Since it appeared in 1970, the Range-Rover has been, as it were, in a field of its own. Along with the Mini, Model T, Volkswagen, Espace, it is one of the cars that defines a type, changes history, raises the bar, alters consumer behaviour, inspires cupidity and, while often imitated, has never been bettered. It is, in other words, an undisputed design classic.

True, Americans were already manufacturing big four-wheel-drives with comfortable accommodation, but they were redneck specials, intended for stump-pulling in West Virginia or ferrying Coors-chugging lynch mobs through suburban Alabama. The Range-Rover had the grunt of, say, a 1962 Jeep Wagoneer, but it had polite British poise and, indeed, proclivities. So instead of being used for incestuous trysts in the Ozarks, Range-Rovers were used for point-to-points in Gloucestershire and by estate agents in Parson's Green.
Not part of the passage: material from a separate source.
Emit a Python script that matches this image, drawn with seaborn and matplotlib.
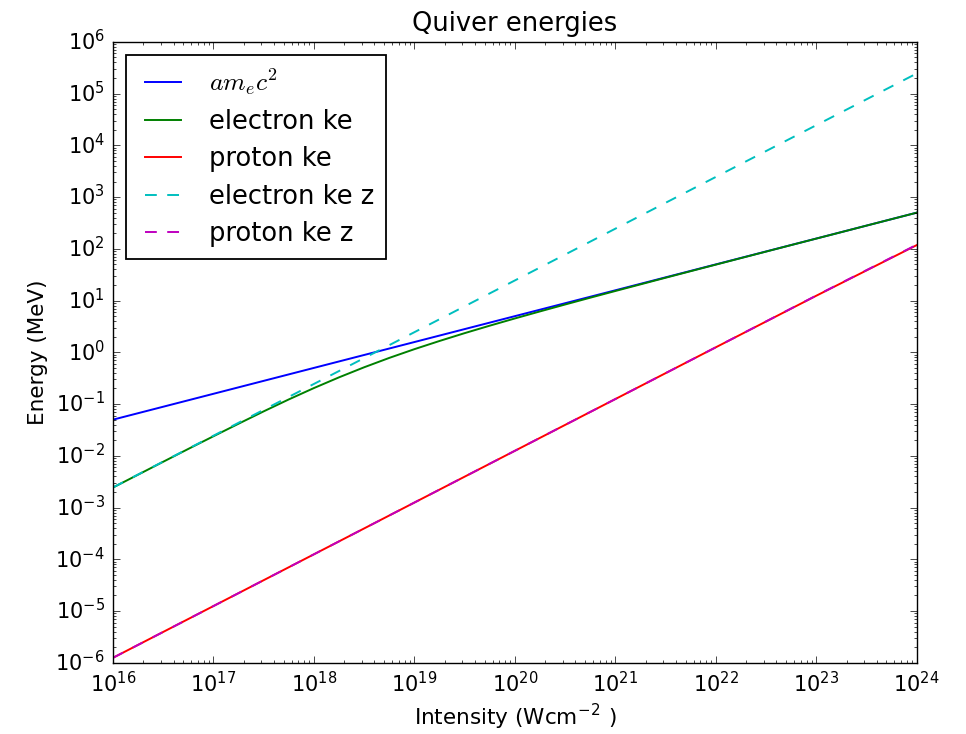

Architect of the first Range-Rover was the late David Bache, an unacknowledged genius of car design who had earlier helped draw the cute Austin A35 and then the impressive Rovers P5, 2000 and eventually the SD1. For the Range-Rover, Bache achieved a masterful synthesis. Details were rational and intelligent, proportions perfect, aspect nicely balanced between assertive and gentlemanly. It also had superb off-road performance, but since only zero point diddly squat of customers took them to work axle-deep in pig poo, this was relevant only in that rumours of off-road authority added to the enlarging mystique of the car.